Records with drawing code
○ ○ ○ ○ ○
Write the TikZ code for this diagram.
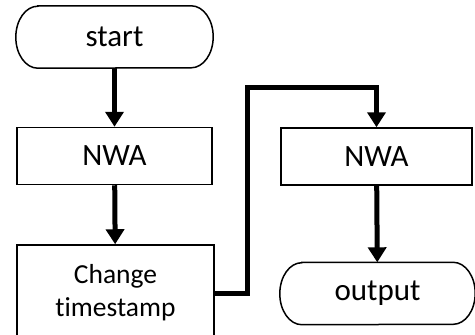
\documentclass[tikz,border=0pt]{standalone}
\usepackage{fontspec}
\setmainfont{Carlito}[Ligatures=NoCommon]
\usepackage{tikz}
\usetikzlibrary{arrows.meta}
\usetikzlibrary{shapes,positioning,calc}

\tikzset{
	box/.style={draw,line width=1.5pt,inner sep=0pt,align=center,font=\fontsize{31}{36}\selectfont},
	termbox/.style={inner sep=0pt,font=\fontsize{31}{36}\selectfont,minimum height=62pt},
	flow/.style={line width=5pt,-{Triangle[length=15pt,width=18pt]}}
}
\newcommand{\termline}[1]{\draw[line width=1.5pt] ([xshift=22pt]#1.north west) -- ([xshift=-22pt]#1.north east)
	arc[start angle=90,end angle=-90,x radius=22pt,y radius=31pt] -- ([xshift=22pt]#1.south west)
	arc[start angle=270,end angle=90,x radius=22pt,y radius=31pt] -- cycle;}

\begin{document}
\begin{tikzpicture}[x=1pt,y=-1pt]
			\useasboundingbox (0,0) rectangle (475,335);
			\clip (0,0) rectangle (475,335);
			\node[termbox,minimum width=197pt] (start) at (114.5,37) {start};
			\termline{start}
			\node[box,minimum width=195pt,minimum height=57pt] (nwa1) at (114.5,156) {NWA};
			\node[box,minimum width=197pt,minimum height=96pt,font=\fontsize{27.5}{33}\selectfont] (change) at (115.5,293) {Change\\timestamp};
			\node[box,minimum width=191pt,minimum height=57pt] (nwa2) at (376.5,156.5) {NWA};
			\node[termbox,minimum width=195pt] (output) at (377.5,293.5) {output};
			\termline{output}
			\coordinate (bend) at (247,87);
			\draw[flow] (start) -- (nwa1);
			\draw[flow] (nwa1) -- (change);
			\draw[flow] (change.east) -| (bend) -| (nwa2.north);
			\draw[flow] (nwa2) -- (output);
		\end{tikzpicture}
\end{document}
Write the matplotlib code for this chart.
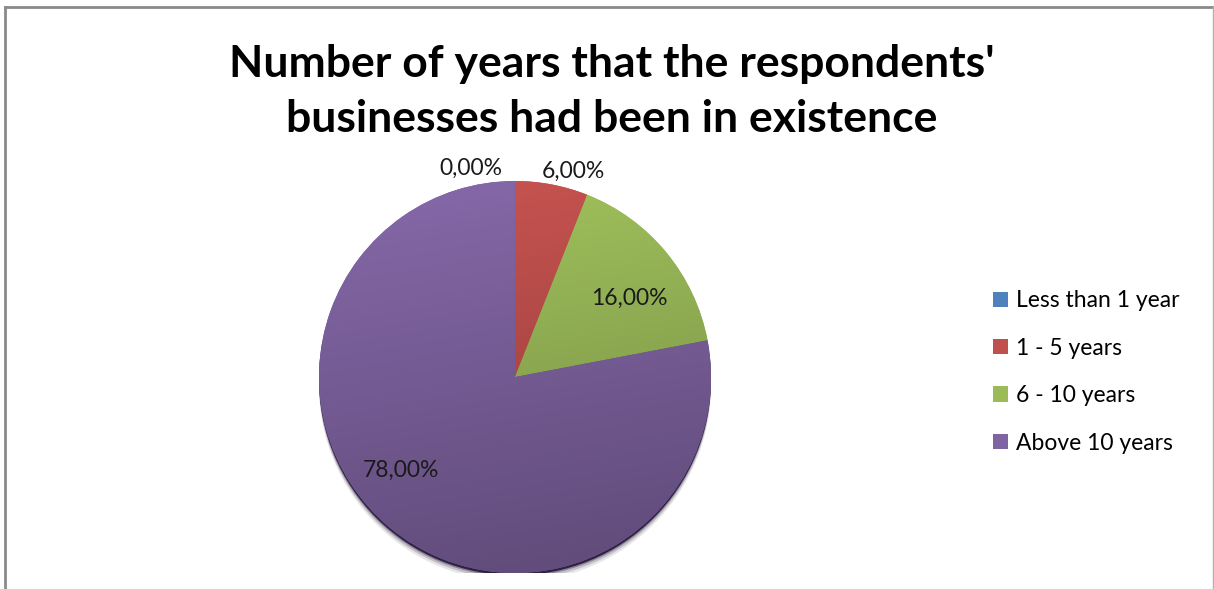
○ ○ ○ ○ ○
## GOAL
Transcribe every record above exactly, leaving out the pictures.

## RESULT OF THIS EXERCISE
Write the TikZ code for this diagram.
\documentclass[tikz,border=0pt]{standalone}
\usepackage{fontspec}
\setmainfont{Carlito}[Ligatures=NoCommon]
\usepackage{tikz}
\usetikzlibrary{arrows.meta}
\usetikzlibrary{shapes,positioning,calc}

\tikzset{
	box/.style={draw,line width=1.5pt,inner sep=0pt,align=center,font=\fontsize{31}{36}\selectfont},
	termbox/.style={inner sep=0pt,font=\fontsize{31}{36}\selectfont,minimum height=62pt},
	flow/.style={line width=5pt,-{Triangle[length=15pt,width=18pt]}}
}
\newcommand{\termline}[1]{\draw[line width=1.5pt] ([xshift=22pt]#1.north west) -- ([xshift=-22pt]#1.north east)
	arc[start angle=90,end angle=-90,x radius=22pt,y radius=31pt] -- ([xshift=22pt]#1.south west)
	arc[start angle=270,end angle=90,x radius=22pt,y radius=31pt] -- cycle;}

\begin{document}
\begin{tikzpicture}[x=1pt,y=-1pt]
			\useasboundingbox (0,0) rectangle (475,335);
			\clip (0,0) rectangle (475,335);
			\node[termbox,minimum width=197pt] (start) at (114.5,37) {start};
			\termline{start}
			\node[box,minimum width=195pt,minimum height=57pt] (nwa1) at (114.5,156) {NWA};
			\node[box,minimum width=197pt,minimum height=96pt,font=\fontsize{27.5}{33}\selectfont] (change) at (115.5,293) {Change\\timestamp};
			\node[box,minimum width=191pt,minimum height=57pt] (nwa2) at (376.5,156.5) {NWA};
			\node[termbox,minimum width=195pt] (output) at (377.5,293.5) {output};
			\termline{output}
			\coordinate (bend) at (247,87);
			\draw[flow] (start) -- (nwa1);
			\draw[flow] (nwa1) -- (change);
			\draw[flow] (change.east) -| (bend) -| (nwa2.north);
			\draw[flow] (nwa2) -- (output);
		\end{tikzpicture}
\end{document}
Write the matplotlib code for this chart.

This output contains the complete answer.